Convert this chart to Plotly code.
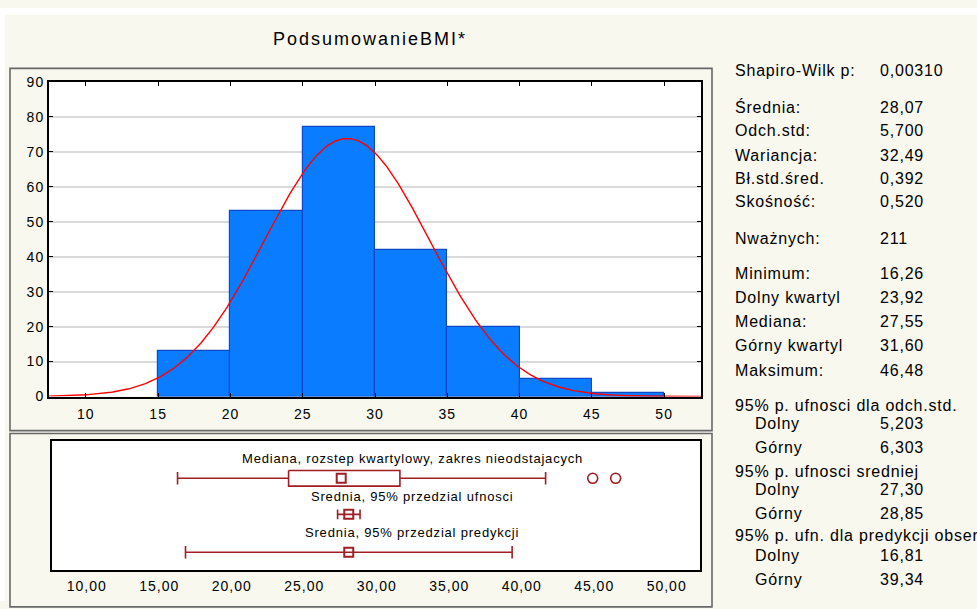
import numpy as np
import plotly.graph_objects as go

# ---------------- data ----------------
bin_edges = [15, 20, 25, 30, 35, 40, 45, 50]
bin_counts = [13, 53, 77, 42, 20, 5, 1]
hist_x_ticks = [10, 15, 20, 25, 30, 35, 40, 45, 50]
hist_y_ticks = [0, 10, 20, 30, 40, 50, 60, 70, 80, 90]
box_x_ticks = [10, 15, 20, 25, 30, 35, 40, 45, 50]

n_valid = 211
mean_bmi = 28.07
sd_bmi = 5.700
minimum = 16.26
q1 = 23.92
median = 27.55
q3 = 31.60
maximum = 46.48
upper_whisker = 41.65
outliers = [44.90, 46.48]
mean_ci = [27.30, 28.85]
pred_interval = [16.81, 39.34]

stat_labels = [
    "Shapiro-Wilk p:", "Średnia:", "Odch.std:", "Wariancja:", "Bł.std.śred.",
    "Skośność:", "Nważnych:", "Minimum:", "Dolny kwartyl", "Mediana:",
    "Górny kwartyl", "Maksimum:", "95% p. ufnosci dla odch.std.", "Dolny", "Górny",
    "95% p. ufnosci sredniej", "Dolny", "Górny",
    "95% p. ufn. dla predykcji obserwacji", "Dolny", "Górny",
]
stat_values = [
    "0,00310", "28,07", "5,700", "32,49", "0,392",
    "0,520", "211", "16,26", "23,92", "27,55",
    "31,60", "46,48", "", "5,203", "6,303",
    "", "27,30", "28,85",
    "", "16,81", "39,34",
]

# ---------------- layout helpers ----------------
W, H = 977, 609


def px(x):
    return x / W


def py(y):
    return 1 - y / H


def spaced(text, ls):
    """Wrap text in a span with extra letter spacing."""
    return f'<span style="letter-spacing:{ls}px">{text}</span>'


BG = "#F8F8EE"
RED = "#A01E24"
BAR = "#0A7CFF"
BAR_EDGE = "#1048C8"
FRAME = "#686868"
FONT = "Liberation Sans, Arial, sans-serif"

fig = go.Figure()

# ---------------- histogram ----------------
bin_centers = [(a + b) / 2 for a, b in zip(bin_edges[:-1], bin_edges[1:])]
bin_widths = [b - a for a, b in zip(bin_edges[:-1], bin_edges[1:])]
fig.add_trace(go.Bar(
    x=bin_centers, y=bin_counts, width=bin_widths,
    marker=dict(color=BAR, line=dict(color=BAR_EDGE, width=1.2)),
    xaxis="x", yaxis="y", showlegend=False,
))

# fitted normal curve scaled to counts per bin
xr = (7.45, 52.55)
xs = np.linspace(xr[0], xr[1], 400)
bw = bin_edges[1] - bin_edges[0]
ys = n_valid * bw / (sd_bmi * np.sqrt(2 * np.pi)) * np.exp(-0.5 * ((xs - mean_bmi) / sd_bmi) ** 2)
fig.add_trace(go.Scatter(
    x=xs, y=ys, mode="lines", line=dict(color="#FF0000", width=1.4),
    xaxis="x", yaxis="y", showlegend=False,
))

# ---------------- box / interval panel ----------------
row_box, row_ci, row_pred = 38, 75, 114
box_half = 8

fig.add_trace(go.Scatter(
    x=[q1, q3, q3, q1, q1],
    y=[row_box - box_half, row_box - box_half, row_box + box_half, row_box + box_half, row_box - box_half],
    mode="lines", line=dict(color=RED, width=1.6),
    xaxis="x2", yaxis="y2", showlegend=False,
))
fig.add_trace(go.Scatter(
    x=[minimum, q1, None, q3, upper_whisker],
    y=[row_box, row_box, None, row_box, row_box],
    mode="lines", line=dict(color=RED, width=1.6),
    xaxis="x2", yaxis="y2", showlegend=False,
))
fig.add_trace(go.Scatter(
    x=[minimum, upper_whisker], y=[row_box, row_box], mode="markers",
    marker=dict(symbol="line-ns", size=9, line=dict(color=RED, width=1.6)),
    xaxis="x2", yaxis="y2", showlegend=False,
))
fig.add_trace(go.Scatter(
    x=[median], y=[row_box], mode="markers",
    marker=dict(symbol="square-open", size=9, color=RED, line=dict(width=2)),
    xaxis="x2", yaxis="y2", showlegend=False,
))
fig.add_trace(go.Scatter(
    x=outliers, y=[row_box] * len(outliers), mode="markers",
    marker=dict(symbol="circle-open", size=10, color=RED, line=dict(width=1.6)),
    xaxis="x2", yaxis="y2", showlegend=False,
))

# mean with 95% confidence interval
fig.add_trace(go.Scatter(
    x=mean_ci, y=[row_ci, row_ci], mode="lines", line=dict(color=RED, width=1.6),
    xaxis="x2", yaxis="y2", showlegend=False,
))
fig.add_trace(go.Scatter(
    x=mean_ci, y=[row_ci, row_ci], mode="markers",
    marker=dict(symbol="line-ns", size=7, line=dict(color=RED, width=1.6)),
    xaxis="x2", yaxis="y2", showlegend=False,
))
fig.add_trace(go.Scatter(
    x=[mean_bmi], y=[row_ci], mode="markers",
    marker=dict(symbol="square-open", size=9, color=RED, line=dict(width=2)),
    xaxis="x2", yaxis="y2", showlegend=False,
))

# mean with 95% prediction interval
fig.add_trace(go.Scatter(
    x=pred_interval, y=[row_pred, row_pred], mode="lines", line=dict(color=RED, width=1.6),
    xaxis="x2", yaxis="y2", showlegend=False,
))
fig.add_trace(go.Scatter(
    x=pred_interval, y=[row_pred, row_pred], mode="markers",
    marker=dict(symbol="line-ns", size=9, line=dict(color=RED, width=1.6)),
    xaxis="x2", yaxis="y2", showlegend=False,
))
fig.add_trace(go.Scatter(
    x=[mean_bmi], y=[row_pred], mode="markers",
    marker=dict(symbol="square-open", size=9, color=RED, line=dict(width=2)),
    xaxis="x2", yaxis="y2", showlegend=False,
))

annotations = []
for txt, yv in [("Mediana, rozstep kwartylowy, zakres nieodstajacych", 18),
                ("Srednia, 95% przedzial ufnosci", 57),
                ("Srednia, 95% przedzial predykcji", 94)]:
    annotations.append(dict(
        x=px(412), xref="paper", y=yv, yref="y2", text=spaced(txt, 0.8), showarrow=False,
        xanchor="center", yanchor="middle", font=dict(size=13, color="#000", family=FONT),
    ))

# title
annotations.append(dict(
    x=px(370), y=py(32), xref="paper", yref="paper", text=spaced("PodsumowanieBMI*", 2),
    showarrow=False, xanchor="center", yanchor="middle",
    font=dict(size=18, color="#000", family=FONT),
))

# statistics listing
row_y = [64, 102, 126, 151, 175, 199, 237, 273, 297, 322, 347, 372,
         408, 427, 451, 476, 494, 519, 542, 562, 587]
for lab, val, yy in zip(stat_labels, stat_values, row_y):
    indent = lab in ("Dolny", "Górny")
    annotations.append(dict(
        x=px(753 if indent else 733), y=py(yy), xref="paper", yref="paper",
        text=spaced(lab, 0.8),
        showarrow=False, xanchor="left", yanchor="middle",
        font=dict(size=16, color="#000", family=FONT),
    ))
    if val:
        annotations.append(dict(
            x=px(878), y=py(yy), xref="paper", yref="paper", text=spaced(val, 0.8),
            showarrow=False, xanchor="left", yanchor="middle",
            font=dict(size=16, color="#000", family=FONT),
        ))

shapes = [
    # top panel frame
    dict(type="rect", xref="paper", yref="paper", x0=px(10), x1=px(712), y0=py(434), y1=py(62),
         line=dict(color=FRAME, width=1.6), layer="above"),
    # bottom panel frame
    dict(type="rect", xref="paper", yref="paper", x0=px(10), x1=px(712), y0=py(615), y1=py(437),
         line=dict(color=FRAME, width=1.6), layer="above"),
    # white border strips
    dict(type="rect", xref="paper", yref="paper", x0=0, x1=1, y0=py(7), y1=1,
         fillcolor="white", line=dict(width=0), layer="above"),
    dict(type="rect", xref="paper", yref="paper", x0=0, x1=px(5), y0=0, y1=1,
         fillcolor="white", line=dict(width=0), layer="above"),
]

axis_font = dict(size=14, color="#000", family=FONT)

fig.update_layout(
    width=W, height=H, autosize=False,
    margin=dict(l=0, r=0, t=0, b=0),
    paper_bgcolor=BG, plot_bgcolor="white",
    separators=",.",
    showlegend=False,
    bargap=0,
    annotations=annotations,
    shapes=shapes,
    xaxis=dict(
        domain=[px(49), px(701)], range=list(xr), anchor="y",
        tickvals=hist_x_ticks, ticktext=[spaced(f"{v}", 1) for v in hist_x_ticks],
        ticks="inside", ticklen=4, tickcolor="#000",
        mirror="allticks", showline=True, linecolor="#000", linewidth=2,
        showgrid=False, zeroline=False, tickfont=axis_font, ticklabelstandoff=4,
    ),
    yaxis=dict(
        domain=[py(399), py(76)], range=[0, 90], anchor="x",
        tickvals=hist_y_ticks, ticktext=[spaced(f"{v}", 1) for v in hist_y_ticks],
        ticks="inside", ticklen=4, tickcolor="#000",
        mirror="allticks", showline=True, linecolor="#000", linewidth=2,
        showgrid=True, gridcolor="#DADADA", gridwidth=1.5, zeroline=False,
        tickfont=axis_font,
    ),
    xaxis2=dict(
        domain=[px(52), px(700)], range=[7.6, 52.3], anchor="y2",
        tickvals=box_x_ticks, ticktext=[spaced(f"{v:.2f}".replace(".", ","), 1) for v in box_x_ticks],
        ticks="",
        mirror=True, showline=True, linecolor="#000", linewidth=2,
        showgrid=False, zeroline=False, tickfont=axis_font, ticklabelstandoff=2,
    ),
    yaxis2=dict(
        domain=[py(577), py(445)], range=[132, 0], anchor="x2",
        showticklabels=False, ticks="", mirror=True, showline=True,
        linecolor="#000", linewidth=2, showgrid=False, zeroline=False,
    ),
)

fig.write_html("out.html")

» **What you need to do**:
Leave the pictures out and reproduce exactly the lines from the top of the listing above through the line with "box_x_ticks = [10, 15, 20, 25, 30, 35, 40, 45, 50]".

» **Task output**:
Convert this chart to Plotly code.
import numpy as np
import plotly.graph_objects as go

# ---------------- data ----------------
bin_edges = [15, 20, 25, 30, 35, 40, 45, 50]
bin_counts = [13, 53, 77, 42, 20, 5, 1]
hist_x_ticks = [10, 15, 20, 25, 30, 35, 40, 45, 50]
hist_y_ticks = [0, 10, 20, 30, 40, 50, 60, 70, 80, 90]
box_x_ticks = [10, 15, 20, 25, 30, 35, 40, 45, 50]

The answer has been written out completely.